Let's look at your code:
cambio xs = [ cabeza++([x]++cola) | x<-xs, cabeza <- init x, cola <- last x,
drop 1 x, drop 0 ([init x])]
The inputs for this comprehension are x <- xs, cabeza <- init x, and cola <- last x. The first one means that every element in xs is going to be used to define elements for the new list, and each element is going to be named x. The other two don't make any sense, because init and last are type [a] -> a, but are on the right side of the arrow and so must be lists, and x must be an element of a list because it's on the left side of its arrow, so in order for this to even compile, xs would have to be type [[[a]]], which I'm sure is not what you want.
The predicates you used are drop 1 x and drop 0 [init x]. I kind of understand what you were trying to do with the first one, dropping the first element of the list, but that wouldn't work because x is just an element of the list, not the list itself. In the second one, drop 0 means "remove zero elements from the beginning of the following list", which would do absolutely nothing. In either case, putting something like that in a predicate wouldn't work because the predicate needs to be a boolean value, which is why you got the compiler error. Here's an example:
pos xs = [ x | x <- xs, x >= 0 ]
This function takes a list of numbers, removes all the negative numbers, and returns the result. The predicate is the x >= 0, which is a boolean expression. If the expression evaluates to false, the element being evaluated is filtered out of the resulting list.

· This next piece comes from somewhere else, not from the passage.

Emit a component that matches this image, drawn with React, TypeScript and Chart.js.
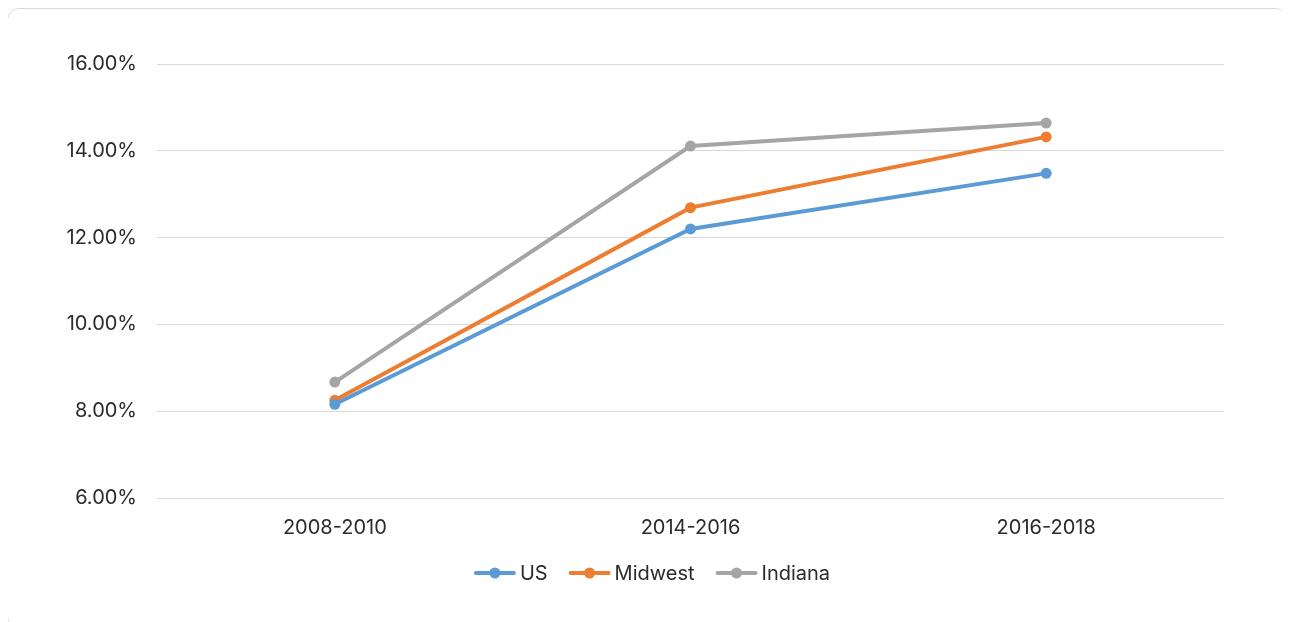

The element definition you used is cabeza ++ [x] ++ cola. This means "Each element in the resulting list is itself a list, made up of all elements in the list cabeza, followed by a single element that contains x, followed by all elements in the list cola", which seems like the opposite of what you were going for. Remember that the part before the pipe character defines a single element, not the list itself. Also, note that putting square brackets around a variable creates a new list that contains that variable, and only that variable. If you say y = [x], this means that y contains a single element x, and doesn't say anything about whether x is a list or not.
I hope that helps clear some things up.